> [REQUIRED WORK] Starting at the line that contains "Reproduce this chart with Chart.js." and stopping after the line that contains "CHART ===== */", copy the lines exactly. Pictures are left out.

> [EXTRACTED DATA]
════════

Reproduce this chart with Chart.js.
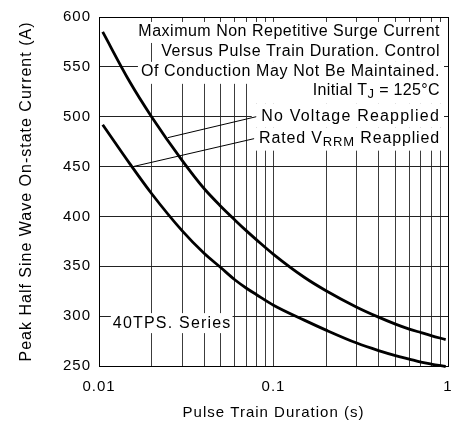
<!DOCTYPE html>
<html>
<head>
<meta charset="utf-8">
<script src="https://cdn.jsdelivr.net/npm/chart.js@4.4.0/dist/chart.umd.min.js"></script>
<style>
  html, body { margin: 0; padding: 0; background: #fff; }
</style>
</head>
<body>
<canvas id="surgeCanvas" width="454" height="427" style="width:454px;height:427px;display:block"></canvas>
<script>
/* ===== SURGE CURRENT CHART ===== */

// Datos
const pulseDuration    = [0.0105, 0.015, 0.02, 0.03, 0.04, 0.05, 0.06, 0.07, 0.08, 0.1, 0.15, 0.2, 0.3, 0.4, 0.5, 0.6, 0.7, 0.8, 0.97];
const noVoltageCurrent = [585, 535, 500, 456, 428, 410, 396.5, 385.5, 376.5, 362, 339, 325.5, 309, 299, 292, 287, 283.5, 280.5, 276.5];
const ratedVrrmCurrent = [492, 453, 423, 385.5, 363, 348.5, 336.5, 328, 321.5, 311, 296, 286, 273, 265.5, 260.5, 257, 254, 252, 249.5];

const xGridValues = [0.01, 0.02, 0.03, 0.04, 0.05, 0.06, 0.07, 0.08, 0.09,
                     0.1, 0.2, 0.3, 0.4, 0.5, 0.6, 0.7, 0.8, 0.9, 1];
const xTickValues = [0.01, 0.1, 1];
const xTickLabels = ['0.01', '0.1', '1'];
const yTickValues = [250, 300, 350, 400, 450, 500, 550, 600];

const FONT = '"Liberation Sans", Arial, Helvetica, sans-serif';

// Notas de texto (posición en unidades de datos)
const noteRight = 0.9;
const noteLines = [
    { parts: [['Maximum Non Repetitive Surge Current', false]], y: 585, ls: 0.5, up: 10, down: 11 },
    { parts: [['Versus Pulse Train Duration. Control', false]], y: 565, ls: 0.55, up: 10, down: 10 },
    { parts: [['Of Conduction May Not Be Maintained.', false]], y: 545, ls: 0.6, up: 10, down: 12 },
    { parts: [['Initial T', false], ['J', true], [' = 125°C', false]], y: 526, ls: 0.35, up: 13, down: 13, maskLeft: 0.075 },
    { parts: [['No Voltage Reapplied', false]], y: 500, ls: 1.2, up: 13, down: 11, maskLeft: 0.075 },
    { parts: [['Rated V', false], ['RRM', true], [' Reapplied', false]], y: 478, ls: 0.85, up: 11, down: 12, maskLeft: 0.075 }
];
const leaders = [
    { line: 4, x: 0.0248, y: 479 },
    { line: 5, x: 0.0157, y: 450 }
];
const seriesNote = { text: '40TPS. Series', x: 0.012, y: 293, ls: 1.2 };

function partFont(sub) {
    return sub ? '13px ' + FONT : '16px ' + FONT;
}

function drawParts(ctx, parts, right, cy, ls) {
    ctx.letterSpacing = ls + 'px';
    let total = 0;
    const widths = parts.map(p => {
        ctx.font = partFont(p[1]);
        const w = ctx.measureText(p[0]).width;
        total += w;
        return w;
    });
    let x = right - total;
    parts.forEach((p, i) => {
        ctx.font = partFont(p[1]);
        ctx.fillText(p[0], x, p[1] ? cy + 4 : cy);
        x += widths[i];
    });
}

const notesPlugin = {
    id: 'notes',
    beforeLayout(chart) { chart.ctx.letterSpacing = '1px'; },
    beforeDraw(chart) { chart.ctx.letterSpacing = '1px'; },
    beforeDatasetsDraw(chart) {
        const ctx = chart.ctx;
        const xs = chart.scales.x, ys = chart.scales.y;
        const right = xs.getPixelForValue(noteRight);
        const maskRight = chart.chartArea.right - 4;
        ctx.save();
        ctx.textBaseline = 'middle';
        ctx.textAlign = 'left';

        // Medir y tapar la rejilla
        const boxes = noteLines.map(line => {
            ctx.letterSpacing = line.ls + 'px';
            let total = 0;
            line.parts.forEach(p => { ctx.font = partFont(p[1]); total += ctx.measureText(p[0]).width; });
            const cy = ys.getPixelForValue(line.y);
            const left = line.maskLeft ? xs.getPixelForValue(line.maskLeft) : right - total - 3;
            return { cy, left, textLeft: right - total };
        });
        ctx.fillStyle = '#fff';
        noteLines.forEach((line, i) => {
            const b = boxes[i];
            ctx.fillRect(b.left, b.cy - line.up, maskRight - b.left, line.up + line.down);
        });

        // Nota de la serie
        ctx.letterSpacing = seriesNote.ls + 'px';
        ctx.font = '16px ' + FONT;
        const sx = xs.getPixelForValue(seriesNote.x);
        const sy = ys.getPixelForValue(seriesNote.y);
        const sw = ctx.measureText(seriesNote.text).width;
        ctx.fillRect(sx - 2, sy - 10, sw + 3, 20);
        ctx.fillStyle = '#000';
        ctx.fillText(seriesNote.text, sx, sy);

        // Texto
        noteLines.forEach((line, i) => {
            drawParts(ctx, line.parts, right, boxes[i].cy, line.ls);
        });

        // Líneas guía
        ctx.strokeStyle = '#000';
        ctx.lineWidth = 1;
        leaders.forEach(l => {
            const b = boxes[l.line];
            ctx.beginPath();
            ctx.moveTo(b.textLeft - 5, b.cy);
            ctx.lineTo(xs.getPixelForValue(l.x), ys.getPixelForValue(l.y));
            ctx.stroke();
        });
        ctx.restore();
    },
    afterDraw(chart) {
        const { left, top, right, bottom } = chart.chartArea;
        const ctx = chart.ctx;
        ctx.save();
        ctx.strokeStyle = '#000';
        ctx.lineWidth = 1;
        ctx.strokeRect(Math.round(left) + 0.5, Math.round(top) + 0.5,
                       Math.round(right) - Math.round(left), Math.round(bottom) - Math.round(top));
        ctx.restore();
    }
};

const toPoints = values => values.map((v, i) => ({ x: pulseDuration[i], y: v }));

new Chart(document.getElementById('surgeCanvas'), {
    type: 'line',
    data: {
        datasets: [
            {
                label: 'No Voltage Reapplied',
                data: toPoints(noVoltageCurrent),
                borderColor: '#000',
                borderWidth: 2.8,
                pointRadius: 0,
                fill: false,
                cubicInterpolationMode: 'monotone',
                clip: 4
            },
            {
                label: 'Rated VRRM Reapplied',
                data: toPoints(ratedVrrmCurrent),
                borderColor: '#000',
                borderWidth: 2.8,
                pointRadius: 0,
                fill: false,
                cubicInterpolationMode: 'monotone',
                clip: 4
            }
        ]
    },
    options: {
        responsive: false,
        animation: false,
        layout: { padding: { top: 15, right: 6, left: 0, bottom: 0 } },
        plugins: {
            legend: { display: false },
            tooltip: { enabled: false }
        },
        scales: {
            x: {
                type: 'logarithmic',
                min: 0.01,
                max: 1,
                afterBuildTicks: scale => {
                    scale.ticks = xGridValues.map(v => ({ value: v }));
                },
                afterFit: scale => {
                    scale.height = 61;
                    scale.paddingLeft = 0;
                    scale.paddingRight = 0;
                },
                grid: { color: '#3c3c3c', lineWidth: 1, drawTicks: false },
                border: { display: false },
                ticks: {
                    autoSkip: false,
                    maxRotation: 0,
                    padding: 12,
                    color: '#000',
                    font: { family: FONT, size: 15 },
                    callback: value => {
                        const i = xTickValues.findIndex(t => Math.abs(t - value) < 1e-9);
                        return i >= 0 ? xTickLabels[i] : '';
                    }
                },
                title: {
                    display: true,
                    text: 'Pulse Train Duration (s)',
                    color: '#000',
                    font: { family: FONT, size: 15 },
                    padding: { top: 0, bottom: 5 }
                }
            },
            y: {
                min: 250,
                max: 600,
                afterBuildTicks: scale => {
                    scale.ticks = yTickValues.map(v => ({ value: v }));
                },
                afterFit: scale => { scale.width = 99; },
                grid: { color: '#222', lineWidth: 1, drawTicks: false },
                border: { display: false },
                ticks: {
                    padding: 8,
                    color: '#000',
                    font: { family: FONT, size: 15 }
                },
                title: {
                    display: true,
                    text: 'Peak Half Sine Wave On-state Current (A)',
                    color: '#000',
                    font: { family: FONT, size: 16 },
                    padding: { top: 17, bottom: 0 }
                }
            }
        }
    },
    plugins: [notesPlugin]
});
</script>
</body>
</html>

════════

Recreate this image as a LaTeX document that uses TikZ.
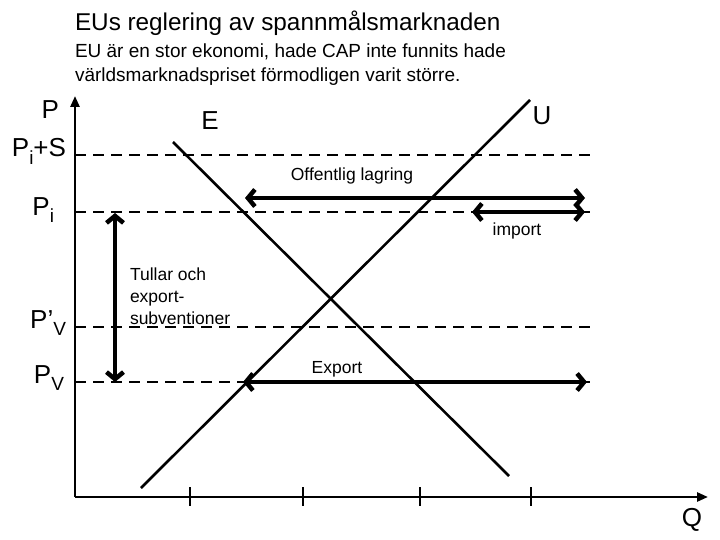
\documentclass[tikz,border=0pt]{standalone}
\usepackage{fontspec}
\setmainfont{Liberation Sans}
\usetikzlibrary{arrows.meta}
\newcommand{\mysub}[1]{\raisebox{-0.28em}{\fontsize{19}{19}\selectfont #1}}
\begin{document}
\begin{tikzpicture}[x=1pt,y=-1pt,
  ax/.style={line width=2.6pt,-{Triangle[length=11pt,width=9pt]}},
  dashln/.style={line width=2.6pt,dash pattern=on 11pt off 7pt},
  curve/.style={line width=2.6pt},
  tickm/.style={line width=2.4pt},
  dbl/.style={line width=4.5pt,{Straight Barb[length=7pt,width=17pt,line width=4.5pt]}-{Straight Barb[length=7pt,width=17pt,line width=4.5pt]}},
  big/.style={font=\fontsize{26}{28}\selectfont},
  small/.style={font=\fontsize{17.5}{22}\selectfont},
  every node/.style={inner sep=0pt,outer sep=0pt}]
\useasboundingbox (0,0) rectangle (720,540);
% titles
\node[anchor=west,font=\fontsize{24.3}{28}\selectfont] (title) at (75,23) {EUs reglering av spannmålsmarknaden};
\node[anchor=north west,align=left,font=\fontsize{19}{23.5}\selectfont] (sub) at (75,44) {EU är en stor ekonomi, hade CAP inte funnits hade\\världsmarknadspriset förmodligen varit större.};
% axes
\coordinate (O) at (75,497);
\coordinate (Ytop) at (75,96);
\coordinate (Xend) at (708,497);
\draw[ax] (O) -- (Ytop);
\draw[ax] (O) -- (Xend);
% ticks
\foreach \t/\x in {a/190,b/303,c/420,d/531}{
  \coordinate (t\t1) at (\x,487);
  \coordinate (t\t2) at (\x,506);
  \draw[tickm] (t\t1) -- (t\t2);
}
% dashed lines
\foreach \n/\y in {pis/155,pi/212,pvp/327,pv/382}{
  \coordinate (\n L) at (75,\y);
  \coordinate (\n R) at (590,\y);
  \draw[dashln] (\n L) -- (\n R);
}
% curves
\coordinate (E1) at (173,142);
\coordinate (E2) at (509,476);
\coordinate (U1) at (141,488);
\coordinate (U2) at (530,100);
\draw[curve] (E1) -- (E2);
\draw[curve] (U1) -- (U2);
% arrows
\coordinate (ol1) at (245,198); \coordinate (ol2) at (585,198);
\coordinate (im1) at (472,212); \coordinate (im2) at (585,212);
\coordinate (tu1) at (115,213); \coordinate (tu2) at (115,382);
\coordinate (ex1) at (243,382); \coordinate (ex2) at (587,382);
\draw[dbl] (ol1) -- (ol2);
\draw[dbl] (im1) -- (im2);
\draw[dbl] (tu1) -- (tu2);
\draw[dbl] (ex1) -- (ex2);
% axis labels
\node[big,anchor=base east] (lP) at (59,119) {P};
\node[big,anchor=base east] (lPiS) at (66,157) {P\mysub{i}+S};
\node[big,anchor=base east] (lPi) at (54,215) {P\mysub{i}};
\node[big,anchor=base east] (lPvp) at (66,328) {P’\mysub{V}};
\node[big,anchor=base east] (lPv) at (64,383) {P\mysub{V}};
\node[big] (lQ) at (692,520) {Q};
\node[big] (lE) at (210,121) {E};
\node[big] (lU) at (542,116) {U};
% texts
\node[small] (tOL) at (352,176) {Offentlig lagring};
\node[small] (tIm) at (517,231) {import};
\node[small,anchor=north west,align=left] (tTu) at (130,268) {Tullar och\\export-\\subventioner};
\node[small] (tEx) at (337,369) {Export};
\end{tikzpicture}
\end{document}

════════

> [PROBLEM SOLUTION]
Reproduce this chart with Chart.js.
<!DOCTYPE html>
<html>
<head>
<meta charset="utf-8">
<script src="https://cdn.jsdelivr.net/npm/chart.js@4.4.0/dist/chart.umd.min.js"></script>
<style>
  html, body { margin: 0; padding: 0; background: #fff; }
</style>
</head>
<body>
<canvas id="surgeCanvas" width="454" height="427" style="width:454px;height:427px;display:block"></canvas>
<script>
/* ===== SURGE CURRENT CHART ===== */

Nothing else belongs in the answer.